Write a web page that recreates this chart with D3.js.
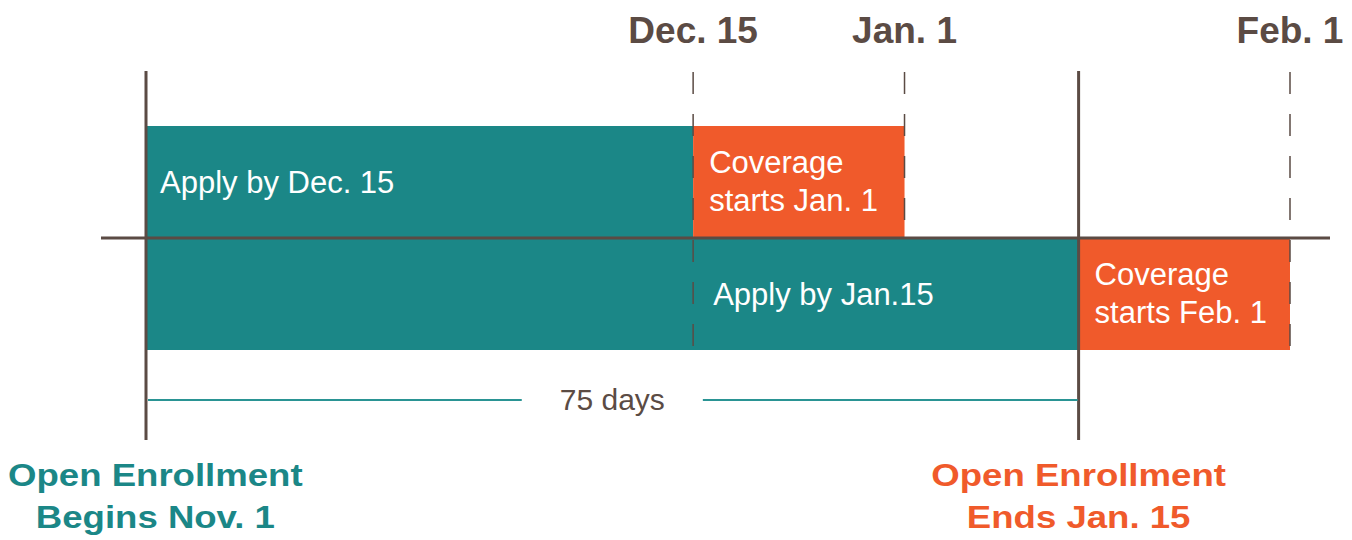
<!DOCTYPE html>
<html>
<head>
<meta charset="utf-8">
<script src="https://cdn.jsdelivr.net/npm/d3@7"></script>
<style>
  body { margin: 0; background: #fff; }
  text { font-family: "Liberation Sans", Arial, sans-serif; }
</style>
</head>
<body>
<script>
// timeline data
const startDate = '2018-11-01';
const endDate = '2019-02-01';
const markDates = ['2018-12-15', '2019-01-01', '2019-02-01'];
const markLabels = ['Dec. 15', 'Jan. 1', 'Feb. 1'];
const markRows = ['late', 'early', 'late'];
const rows = ['early', 'late'];
const applyFrom = ['2018-11-01', '2018-11-01'];
const applyBy = ['2018-12-15', '2019-01-15'];
const applyLabels = ['Apply by Dec. 15', 'Apply by Jan.15'];
const applyLabelAt = ['2018-11-01', '2018-12-15'];
const coverageStarts = ['2019-01-01', '2019-02-01'];
const coverageLabels = [['Coverage', 'starts Jan. 1'], ['Coverage', 'starts Feb. 1']];
const enrollDates = ['2018-11-01', '2019-01-15'];
const enrollLabels = [['Open Enrollment', 'Begins Nov. 1'], ['Open Enrollment', 'Ends Jan. 15']];
const periodLabel = '75 days';

const teal = '#1b8787', orange = '#f05a2b', ink = '#5b4b44';
const parse = d3.utcParse('%Y-%m-%d');

const svg = d3.select(document.body).append('svg')
  .attr('width', 1352)
  .attr('height', 540);

const x = d3.scaleUtc()
  .domain([parse(startDate), parse(endDate)])
  .range([146, 1290]);
const y = d3.scaleBand()
  .domain(rows)
  .range([126, 350]);
const axisY = y('late');

// bars
rows.forEach((r, i) => {
  svg.append('rect')
    .attr('x', x(parse(applyFrom[i])))
    .attr('y', y(r))
    .attr('width', x(parse(applyBy[i])) - x(parse(applyFrom[i])))
    .attr('height', y.bandwidth())
    .attr('fill', teal);
  svg.append('rect')
    .attr('x', x(parse(applyBy[i])))
    .attr('y', y(r))
    .attr('width', x(parse(coverageStarts[i])) - x(parse(applyBy[i])))
    .attr('height', y.bandwidth())
    .attr('fill', orange);

  svg.append('text')
    .attr('x', x(parse(applyLabelAt[i])) + (i ? 20 : 14))
    .attr('y', y(r) + 67)
    .attr('fill', '#fff')
    .attr('font-size', 31)
    .text(applyLabels[i]);

  svg.append('text')
    .attr('x', x(parse(applyBy[i])) + 16)
    .attr('y', y(r) + 47)
    .attr('fill', '#fff')
    .attr('font-size', 31)
    .selectAll('tspan')
    .data(coverageLabels[i])
    .join('tspan')
    .attr('x', x(parse(applyBy[i])) + 16)
    .attr('dy', (d, j) => j ? 38 : 0)
    .text(d => d);
});

// dashed date markers
markDates.forEach((d, i) => {
  const mx = x(parse(d));
  svg.append('line')
    .attr('x1', mx).attr('x2', mx)
    .attr('y1', 72)
    .attr('y2', y(markRows[i]) + y.bandwidth())
    .attr('stroke', ink)
    .attr('stroke-width', 1.5)
    .attr('stroke-dasharray', '22,20');
  svg.append('text')
    .attr('x', mx)
    .attr('y', 43)
    .attr('text-anchor', 'middle')
    .attr('fill', ink)
    .attr('font-size', 37)
    .attr('font-weight', 'bold')
    .text(markLabels[i]);
});

// axis line
svg.append('line')
  .attr('x1', x(parse(startDate)) - 45)
  .attr('x2', x(parse(endDate)) + 40)
  .attr('y1', axisY).attr('y2', axisY)
  .attr('stroke', ink)
  .attr('stroke-width', 3);

// open enrollment bounds
const enrollColors = [teal, orange];
enrollDates.forEach((d, i) => {
  const ex = x(parse(d));
  svg.append('line')
    .attr('x1', ex).attr('x2', ex)
    .attr('y1', 71).attr('y2', 440)
    .attr('stroke', ink)
    .attr('stroke-width', 3);

  const g = svg.append('g');
  const t = g.append('text')
    .attr('text-anchor', 'middle')
    .attr('fill', enrollColors[i])
    .attr('font-size', 31)
    .attr('font-weight', 'bold');
  t.selectAll('tspan')
    .data(enrollLabels[i])
    .join('tspan')
    .attr('x', 0)
    .attr('y', (s, j) => 486 + j * 42)
    .text(s => s);
  const half = t.node().getBBox().width * 1.18 / 2;
  const cx = Math.max(ex, half + 8);
  g.attr('transform', `translate(${cx},0) scale(1.18,1)`);
});

// 75 days span
const x0 = x(parse(enrollDates[0])), x1 = x(parse(enrollDates[1]));
const mid = (x0 + x1) / 2;
const period = svg.append('text')
  .attr('x', mid)
  .attr('y', 410)
  .attr('text-anchor', 'middle')
  .attr('fill', ink)
  .attr('font-size', 30)
  .text(periodLabel);
const pw = period.node().getBBox().width / 2 + 38;
[[x0 + 2, mid - pw], [mid + pw, x1 - 1]].forEach(([a, b]) => {
  svg.append('line')
    .attr('x1', a).attr('x2', b)
    .attr('y1', 400).attr('y2', 400)
    .attr('stroke', '#2a9494')
    .attr('stroke-width', 2);
});
</script>
</body>
</html>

## The request
Output the material word for word, omitting its pictures.

## Task result
Write a web page that recreates this chart with D3.js.
<!DOCTYPE html>
<html>
<head>
<meta charset="utf-8">
<script src="https://cdn.jsdelivr.net/npm/d3@7"></script>
<style>
  body { margin: 0; background: #fff; }
  text { font-family: "Liberation Sans", Arial, sans-serif; }
</style>
</head>
<body>
<script>
// timeline data
const startDate = '2018-11-01';
const endDate = '2019-02-01';
const markDates = ['2018-12-15', '2019-01-01', '2019-02-01'];
const markLabels = ['Dec. 15', 'Jan. 1', 'Feb. 1'];
const markRows = ['late', 'early', 'late'];
const rows = ['early', 'late'];
const applyFrom = ['2018-11-01', '2018-11-01'];
const applyBy = ['2018-12-15', '2019-01-15'];
const applyLabels = ['Apply by Dec. 15', 'Apply by Jan.15'];
const applyLabelAt = ['2018-11-01', '2018-12-15'];
const coverageStarts = ['2019-01-01', '2019-02-01'];
const coverageLabels = [['Coverage', 'starts Jan. 1'], ['Coverage', 'starts Feb. 1']];
const enrollDates = ['2018-11-01', '2019-01-15'];
const enrollLabels = [['Open Enrollment', 'Begins Nov. 1'], ['Open Enrollment', 'Ends Jan. 15']];
const periodLabel = '75 days';

const teal = '#1b8787', orange = '#f05a2b', ink = '#5b4b44';
const parse = d3.utcParse('%Y-%m-%d');

const svg = d3.select(document.body).append('svg')
  .attr('width', 1352)
  .attr('height', 540);

const x = d3.scaleUtc()
  .domain([parse(startDate), parse(endDate)])
  .range([146, 1290]);
const y = d3.scaleBand()
  .domain(rows)
  .range([126, 350]);
const axisY = y('late');

// bars
rows.forEach((r, i) => {
  svg.append('rect')
    .attr('x', x(parse(applyFrom[i])))
    .attr('y', y(r))
    .attr('width', x(parse(applyBy[i])) - x(parse(applyFrom[i])))
    .attr('height', y.bandwidth())
    .attr('fill', teal);
  svg.append('rect')
    .attr('x', x(parse(applyBy[i])))
    .attr('y', y(r))
    .attr('width', x(parse(coverageStarts[i])) - x(parse(applyBy[i])))
    .attr('height', y.bandwidth())
    .attr('fill', orange);

  svg.append('text')
    .attr('x', x(parse(applyLabelAt[i])) + (i ? 20 : 14))
    .attr('y', y(r) + 67)
    .attr('fill', '#fff')
    .attr('font-size', 31)
    .text(applyLabels[i]);

  svg.append('text')
    .attr('x', x(parse(applyBy[i])) + 16)
    .attr('y', y(r) + 47)
    .attr('fill', '#fff')
    .attr('font-size', 31)
    .selectAll('tspan')
    .data(coverageLabels[i])
    .join('tspan')
    .attr('x', x(parse(applyBy[i])) + 16)
    .attr('dy', (d, j) => j ? 38 : 0)
    .text(d => d);
});

// dashed date markers
markDates.forEach((d, i) => {
  const mx = x(parse(d));
  svg.append('line')
    .attr('x1', mx).attr('x2', mx)
    .attr('y1', 72)
    .attr('y2', y(markRows[i]) + y.bandwidth())
    .attr('stroke', ink)
    .attr('stroke-width', 1.5)
    .attr('stroke-dasharray', '22,20');
  svg.append('text')
    .attr('x', mx)
    .attr('y', 43)
    .attr('text-anchor', 'middle')
    .attr('fill', ink)
    .attr('font-size', 37)
    .attr('font-weight', 'bold')
    .text(markLabels[i]);
});

// axis line
svg.append('line')
  .attr('x1', x(parse(startDate)) - 45)
  .attr('x2', x(parse(endDate)) + 40)
  .attr('y1', axisY).attr('y2', axisY)
  .attr('stroke', ink)
  .attr('stroke-width', 3);

// open enrollment bounds
const enrollColors = [teal, orange];
enrollDates.forEach((d, i) => {
  const ex = x(parse(d));
  svg.append('line')
    .attr('x1', ex).attr('x2', ex)
    .attr('y1', 71).attr('y2', 440)
    .attr('stroke', ink)
    .attr('stroke-width', 3);

  const g = svg.append('g');
  const t = g.append('text')
    .attr('text-anchor', 'middle')
    .attr('fill', enrollColors[i])
    .attr('font-size', 31)
    .attr('font-weight', 'bold');
  t.selectAll('tspan')
    .data(enrollLabels[i])
    .join('tspan')
    .attr('x', 0)
    .attr('y', (s, j) => 486 + j * 42)
    .text(s => s);
  const half = t.node().getBBox().width * 1.18 / 2;
  const cx = Math.max(ex, half + 8);
  g.attr('transform', `translate(${cx},0) scale(1.18,1)`);
});

// 75 days span
const x0 = x(parse(enrollDates[0])), x1 = x(parse(enrollDates[1]));
const mid = (x0 + x1) / 2;
const period = svg.append('text')
  .attr('x', mid)
  .attr('y', 410)
  .attr('text-anchor', 'middle')
  .attr('fill', ink)
  .attr('font-size', 30)
  .text(periodLabel);
const pw = period.node().getBBox().width / 2 + 38;
[[x0 + 2, mid - pw], [mid + pw, x1 - 1]].forEach(([a, b]) => {
  svg.append('line')
    .attr('x1', a).attr('x2', b)
    .attr('y1', 400).attr('y2', 400)
    .attr('stroke', '#2a9494')
    .attr('stroke-width', 2);
});
</script>
</body>
</html>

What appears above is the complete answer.